America’s Seltzer Obsession Shows No Signs of Fizzling

It may be proof that people are shifting to healthier habits across the board.
seltzer

Seltzer photo by Jamie Ducharme

“Our lemon seltzer literally has three ingredients: lemon essence, water, and bubbles,” explains Lisbet Crowley, brand activation manager at Polar Seltzer. That’s it—three ingredients. So why is everybody obsessed with the stuff?

It’s not just Polar, and it’s not just lemon. While the Worcester giant has arguably made New England the capital of seltzer consumption—it’s got one of the biggest cult followings in the business, and expats have cases of the stuff shipped cross-country—seltzer is thriving across flavors, brands, and regions. According to Nielsen research, sales rose by 21.6 percent just in 2015.

Those figures don’t lie, says Gregory Stoller, a professor at Boston University’s Questrom School of Business. “People are trying to make healthier choices, including limiting, reducing, or eliminating soda and sugary drinks from their diets,” he explains. “Seltzer has penetrated alcoholic sales, too, providing another revenue stream, further capitalizing on seltzer’s popularity.”

Here in New England, Polar isn’t the only company driving sales. Poland Spring comes from Maine, SpikedSeltzer is in Connecticut, and Adirondack has a plant in Worcester. There’s also the relative newcomer on the block: Spindrift, a Waltham-based company that uses real fruits and vegetables in its products.

“People are looking for the mouth sensation that comes with bubbles that they remember from being a kid and growing up around soda, but they don’t want any of the garbage that also comes along with it,” says Spindrift founder and CEO Bill Creelman. “It’s water with personality.”

But seltzer isn’t just a healthy choice; it’s a bonafide trend. As of this writing, 78,934 Instagram posts have been tagged with #LaCroix, and Crowley says “people carry around [Polar’s] one liter, and it’s kind of a lifestyle statement.”

Indeed, America’s relatively newfound interest in sparkling water may have less to do with bubbly beverages than it does with a shifting relationship with food, and the emergence of an era when Sweetgreen is cooler than McDonald’s. With soda sales falling to a 30-year low and healthy everything in vogue, seltzer may be a proxy for a new emphasis on label reading and shopping smart, on clean eating and nutritious living. As the public grows more concerned with what it’s consuming, seltzer is something of a unicorn: a fun, flavorful product that’s free of just about everything bad.

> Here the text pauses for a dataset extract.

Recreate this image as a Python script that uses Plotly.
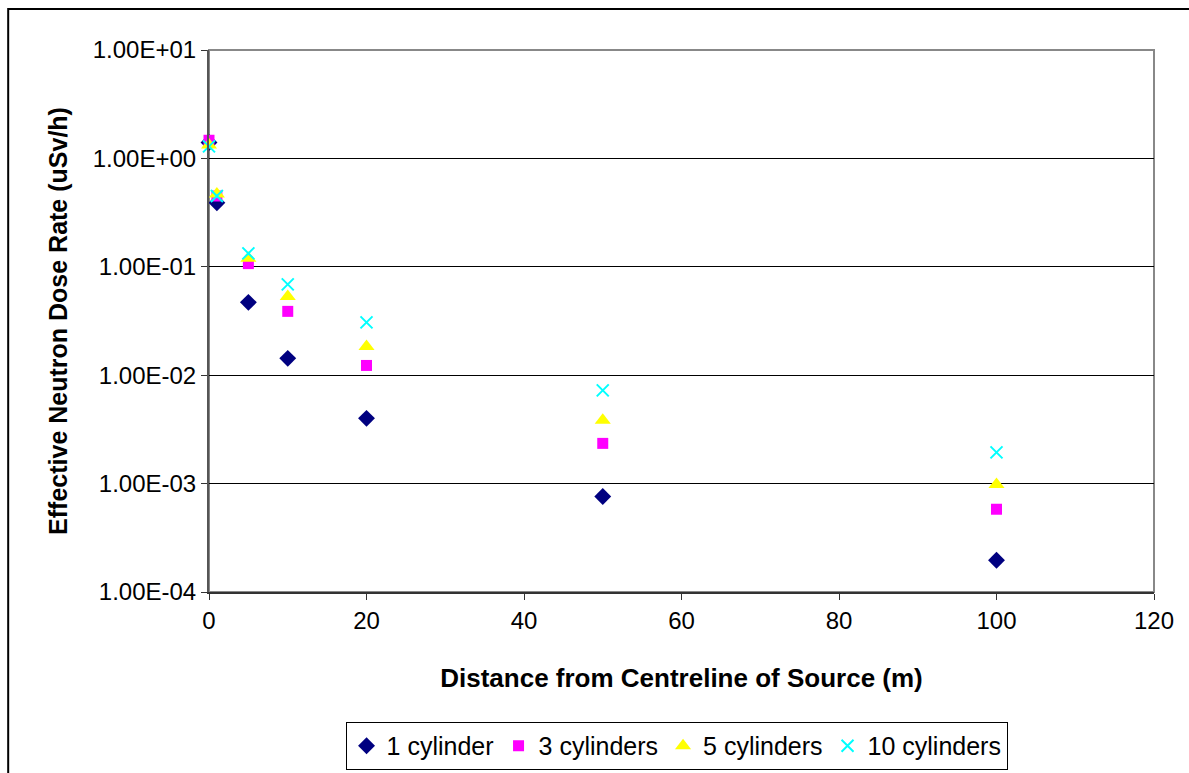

“The trend is the shift of people starting to read labels,” Crowley says, though she notes that Polar has been churning out seltzer for more than a century. “People are moving to products they trust, and we’ve been here so long building that trust.”

It wasn’t always an easy sell for everybody, though. When Creelman started his company six years ago, he says customers weren’t “really ready for a sparkling water with real ingredients,” leading Spindrift to push a lightly sweetened beverage instead. Only recently, he says, has demand grown for the more austere flavors the brand now puts out.

“Understanding has grown a lot. People are playing much closer to attention to what’s on the back of the bottle or the can,” he says. “They like the transparency that comes along with the sparkling water category.”

Dietitian Lainey Younkin agrees, noting that seltzer is clear proof of consumers making healthier choices. “We know that the purchase and consumption of soda has actually decreased in the last couple years, and the purchase of bottled water has gone up,” she says. “I think it’s correlated [with people wanting to be healthier].”

Bubbly water is an easy example—soda sales go down, water sales go up, ergo American preferences must be changing—but Younkin says the shift is there, perhaps more subtly, across the board. For proof, she points to the rise of healthy fast casual chains, more nutritious dishes in restaurants, and the public’s willingness to embrace foods such as quinoa.

“I like to think that people are eating more fruits and vegetables than we used to,” she adds, “which makes me happy.”

Creelman, of Spindrift, says those new habits aren’t going anywhere, either. As people understand more about nutrition, he says, society will only continue further down its path to food righteousness—and full-blown seltzer addiction.

“I don’t think people are going to go back to drinking 150-calorie Cokes again. The diet products, the fake sweetener, I also don’t think those are going to come roaring back as a trend,” he says. “Really, where that leaves you is this unsweetened world.”